The Iranian Revolution of 1979 was of great significance in Iran and the Middle East collectively. This revolution, led mainly by Ayatollah Ruhollan Khomeini, transformed Iran's political, social, economic, and legal structure. The shah would no longer rule, and the Islamic Republic of Iran was created. Secular laws were replaced by Islamic codes of law, and the elite under the shah were suddenly ousted. In the following text, the political situation in post-Revolutionary Iran will be explained, with an emphasis on the parties and individuals that were key players. Special attention will be paid to the Khomeini and his reforms and also to the Islamic Republican Party, which exploited their close association with Khomeini to gain popularity. .

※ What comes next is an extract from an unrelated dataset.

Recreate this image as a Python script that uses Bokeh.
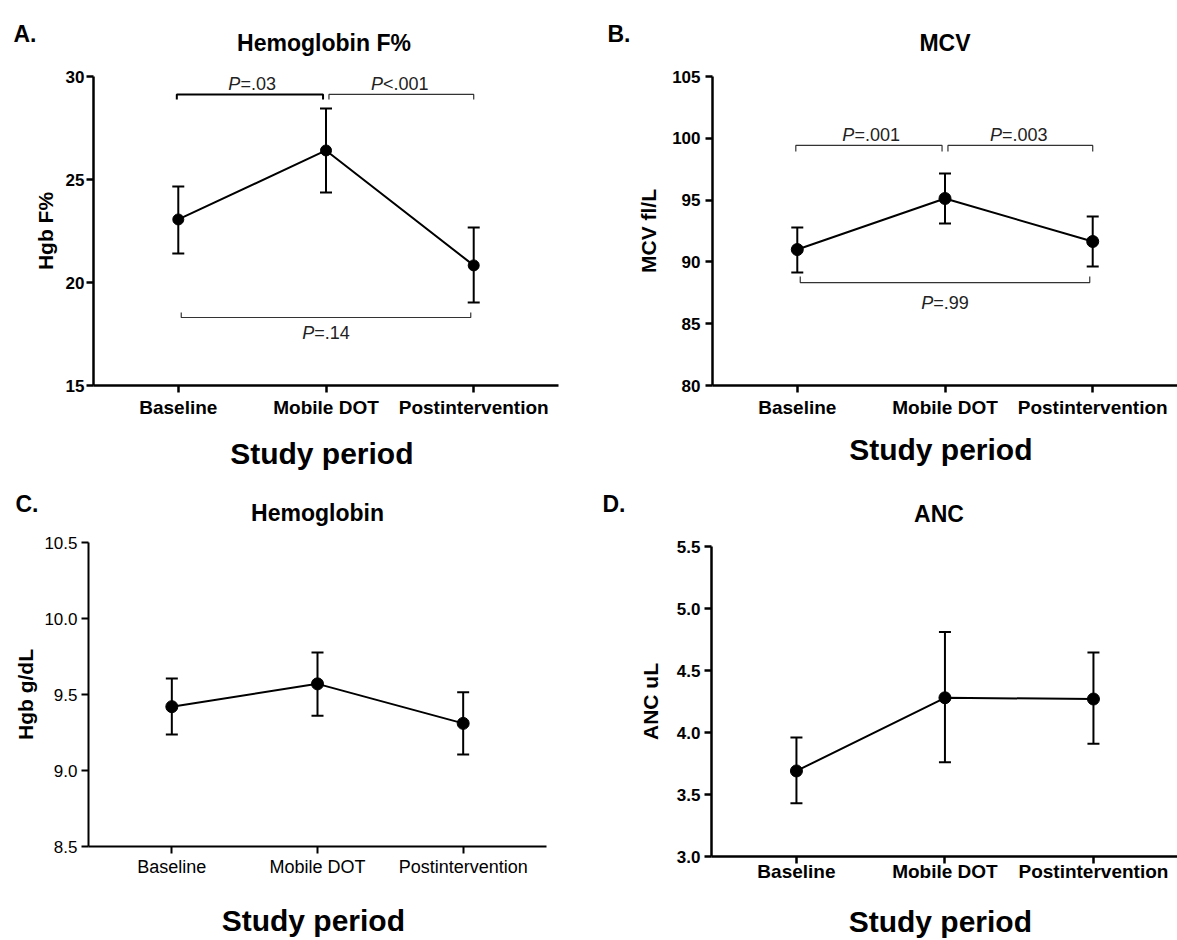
from bokeh.plotting import figure
from bokeh.models import (Whisker, TeeHead, ColumnDataSource, FixedTicker,
                          PrintfTickFormatter, Range1d)
from bokeh.layouts import column, row
from bokeh.embed import file_html
from bokeh.resources import INLINE
from bokeh.core.properties import value

# ---------------- data ----------------
categories = ["Baseline", "Mobile DOT", "Postintervention"]

hbf_mean = [23.06, 26.41, 20.83]
hbf_upper = [24.66, 28.45, 22.67]
hbf_lower = [21.41, 24.37, 19.03]

mcv_mean = [91.0, 95.13, 91.65]
mcv_upper = [92.78, 97.15, 93.67]
mcv_lower = [89.14, 93.11, 89.63]

hgb_mean = [9.42, 9.57, 9.31]
hgb_upper = [9.605, 9.776, 9.515]
hgb_lower = [9.237, 9.36, 9.105]

anc_mean = [3.69, 4.28, 4.27]
anc_upper = [3.96, 4.81, 4.645]
anc_lower = [3.43, 3.76, 3.91]

hbf_ticks = [15, 20, 25, 30]
mcv_ticks = [80, 85, 90, 95, 100, 105]
hgb_ticks = [8.5, 9.0, 9.5, 10.0, 10.5]
anc_ticks = [3.0, 3.5, 4.0, 4.5, 5.0, 5.5]

# significance brackets: compared pair, bracket level, p-value text
pair_first = [1, 2, 1]
pair_second = [2, 3, 3]
hbf_bracket_level = [29.13, 29.13, 18.30]
hbf_p_rest = ["=.03", "<.001", "=.14"]
mcv_bracket_level = [99.42, 99.42, 88.33]
mcv_p_rest = ["=.001", "=.003", "=.99"]

panel_letters = ["A.", "B.", "C.", "D."]
panel_titles = ["Hemoglobin F%", "MCV", "Hemoglobin", "ANC"]

FONT = "Liberation Sans"
ARIAL_W = {"P": 0.667, "=": 0.584, "<": 0.584, ".": 0.278}
PAGE_W = 1177


def text_w(s, size):
    return sum(ARIAL_W.get(c, 0.556) for c in s) * size


def no_align(fig):
    try:
        fig.frame_align = False
    except Exception:
        pass


def make_panel(mean, upper, lower, ymin, ymax, yticks, yfmt, ylabel,
               bl, fw, br, fh, bb, x0, x1, bt=14, bold_ticks=True, axis_w=2.5, dot=12,
               y_lab_standoff=4, y_axlab_standoff=6, x_lab_standoff=4, x_axlab_standoff=18):
    p = figure(frame_width=fw, frame_height=fh, min_border_left=bl, min_border_right=br,
               min_border_top=bt, min_border_bottom=bb, title=None,
               x_range=Range1d(x0, x1), y_range=Range1d(ymin, ymax),
               output_backend="svg", toolbar_location=None)
    no_align(p)
    p.outline_line_color = None
    p.xgrid.visible = False
    p.ygrid.visible = False
    p.background_fill_color = "white"
    p.border_fill_color = "white"

    xs = [i + 1 for i in range(len(categories))]

    for ax in (p.xaxis[0], p.yaxis[0]):
        ax.axis_line_width = axis_w
        ax.axis_line_color = "black"
        ax.major_tick_line_width = axis_w
        ax.major_tick_line_color = "black"
        ax.major_tick_out = 7
        ax.major_tick_in = 0
        ax.minor_tick_out = 0
        ax.minor_tick_in = 0
        ax.major_label_text_font = FONT
        ax.major_label_text_font_style = "bold" if bold_ticks else "normal"
        ax.major_label_text_color = "black"
        ax.axis_label_text_font = FONT
        ax.axis_label_text_font_style = "bold"
        ax.axis_label_text_color = "black"
    p.yaxis.major_label_text_font_size = "17px"
    p.xaxis.major_label_text_font_size = "19px" if bold_ticks else "18px"

    p.xaxis.ticker = FixedTicker(ticks=xs)
    p.xaxis.major_label_overrides = {x: c for x, c in zip(xs, categories)}
    p.xaxis.axis_label = "Study  period"
    p.xaxis.axis_label_text_font_size = "30px"
    p.xaxis.major_label_standoff = x_lab_standoff
    p.xaxis.axis_label_standoff = x_axlab_standoff

    p.yaxis.ticker = FixedTicker(ticks=yticks)
    p.yaxis.formatter = PrintfTickFormatter(format=yfmt)
    p.yaxis.axis_label = ylabel
    p.yaxis.axis_label_text_font_size = "21px"
    p.yaxis.major_label_standoff = y_lab_standoff
    p.yaxis.axis_label_standoff = y_axlab_standoff

    src = ColumnDataSource(dict(x=xs, mean=mean, upper=upper, lower=lower))
    w = Whisker(base="x", upper="upper", lower="lower", source=src,
                line_width=2, line_color="black",
                upper_head=TeeHead(size=12, line_width=2, line_color="black"),
                lower_head=TeeHead(size=12, line_width=2, line_color="black"))
    p.add_layout(w)
    p.line("x", "mean", source=src, line_width=2, line_color="black")
    p.scatter("x", "mean", source=src, size=dot, fill_color="black", line_color="black")
    return p


def make_header(height, letters, letter_x, letter_base, titles, title_cx, title_base):
    h = figure(width=PAGE_W, height=height, x_range=Range1d(0, PAGE_W), y_range=Range1d(height, 0),
               min_border=0, x_axis_location=None, y_axis_location=None, title=None,
               output_backend="svg", toolbar_location=None)
    no_align(h)
    h.outline_line_color = None
    h.grid.visible = False
    h.background_fill_color = "white"
    h.border_fill_color = "white"
    h.text(x=letter_x, y=letter_base, text=letters, text_font=value(FONT),
           text_font_size="23px", text_font_style="bold", text_color="black",
           text_align="left", text_baseline="alphabetic")
    h.text(x=title_cx, y=title_base, text=titles, text_font=value(FONT),
           text_font_size="23px", text_font_style="bold", text_color="black",
           text_align="center", text_baseline="alphabetic")
    return h


def add_brackets(p, levels, rests, fh, ymin, ymax, first_bold, top_off, bottom_off, tick_px=5):
    per_px = (ymax - ymin) / fh
    tick = tick_px * per_px
    g = 0.02
    for i, (a, b, lev, rest) in enumerate(zip(pair_first, pair_second, levels, rests)):
        below = (a == 1 and b == 3)
        if below:
            xa, xb, d = a + g, b - g, tick
        elif a == 1:
            xa, xb, d = a - 0.01, b - g, -tick
        else:
            xa, xb, d = a + g, b, -tick
        bold = first_bold and i == 0
        p.line([xa, xa, xb, xb], [lev + d, lev, lev, lev + d],
               line_width=2 if bold else 1.2, line_color="black" if bold else "#333333")
        cx = (a + b) / 2
        size = 18
        off = (text_w("P", size) - text_w(rest, size)) / 2
        yoff = bottom_off if below else top_off
        p.text(x=[cx], y=[lev], text=["P"], x_offset=off, y_offset=yoff,
               text_font=value(FONT), text_font_size="18px", text_font_style="italic",
               text_align="right", text_baseline="alphabetic", text_color="#222222")
        p.text(x=[cx], y=[lev], text=[rest], x_offset=off, y_offset=yoff,
               text_font=value(FONT), text_font_size="18px", text_font_style="normal",
               text_align="left", text_baseline="alphabetic", text_color="#222222")


def title_center(left, g):
    return left + g["bl"] + (2 - g["x0"]) / (g["x1"] - g["x0"]) * g["fw"]


# ---- geometry ----
A = dict(bl=93, fw=465, br=42, fh=309, bb=94, x0=0.426, x1=3.574)
B = dict(bl=112, fw=465, br=0, fh=309, bb=94, x0=0.426, x1=3.574)
C = dict(bl=88, fw=458, br=54, fh=304, bb=94, x0=0.428, x1=3.572)
D = dict(bl=111, fw=466, br=0, fh=310, bb=84, x0=0.428, x1=3.566)
RIGHT_COL = A["bl"] + A["fw"] + A["br"]

pA = make_panel(hbf_mean, hbf_upper, hbf_lower, 15, 30, hbf_ticks, "%d", "Hgb F%", **A,
                dot=11, y_lab_standoff=2, y_axlab_standoff=6, x_lab_standoff=4, x_axlab_standoff=16)
add_brackets(pA, hbf_bracket_level, hbf_p_rest, A["fh"], 15, 30, True, -10, 15)

pB = make_panel(mcv_mean, mcv_upper, mcv_lower, 80, 105, mcv_ticks, "%d", "MCV fl/L", **B,
                dot=12, y_lab_standoff=5, y_axlab_standoff=9, x_lab_standoff=4, x_axlab_standoff=12)
add_brackets(pB, mcv_bracket_level, mcv_p_rest, B["fh"], 80, 105, False, -10, 20, tick_px=6)

pC = make_panel(hgb_mean, hgb_upper, hgb_lower, 8.5, 10.5, hgb_ticks, "%.1f", "Hgb g/dL", **C,
                bold_ticks=False, axis_w=2, dot=12, y_lab_standoff=4, y_axlab_standoff=4,
                x_lab_standoff=3, x_axlab_standoff=24)

pD = make_panel(anc_mean, anc_upper, anc_lower, 3.0, 5.5, anc_ticks, "%.1f", "ANC uL", **D, bt=18,
                dot=12, y_lab_standoff=4, y_axlab_standoff=12, x_lab_standoff=-3, x_axlab_standoff=20)

h1 = make_header(62, panel_letters[:2], [13, RIGHT_COL + 7], [33, 33], panel_titles[:2],
                 [title_center(0, A) - 2, title_center(RIGHT_COL, B)], [42, 42])
h2 = make_header(49, panel_letters[2:], [15, RIGHT_COL + 2], [24, 24], panel_titles[2:],
                 [title_center(0, C), title_center(RIGHT_COL, D) - 6], [33, 34])

layout = column(
    h1,
    row(column(pA, spacing=0), column(pB, spacing=0), spacing=0),
    h2,
    row(column(pC, spacing=0), column(pD, spacing=0), spacing=0),
    spacing=0,
)

open("out.html", "w").write(file_html(layout, INLINE))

The Iranian Revolution began in early 1978, coalescing around the charismatic personality of Khomeini. He had been educated at the Islamic seminary in Qum and later became an instructor there. He thought strongly that the both Reza Shah and his son wanted to create a secular society and decrease the influence of the ulama. Khomeini was arrested for accusing the shah of "introducing policies that were incompatible with the principles of Islam."" Despite this early arrest, Khomeini continued to vocally denounce the policies of regime, and after another arrest, was sent into exile. He remained politically active during his exile by holding lectures and sermons, which were recorded and smuggled into Iran. His former students helped to ensure that he would not be quickly forgotten, and he became the strongest voice for revolution and change in Iran. These former students of Khomeini's were quite prominent in the Iranian religious arena, and they would later help form the Islamic Republican Party. .
The revolution was realized after the secular descendants of the Constitutionalists and the National Front united with the masses of peasants and laborers who were inspired to political action by religious leaders.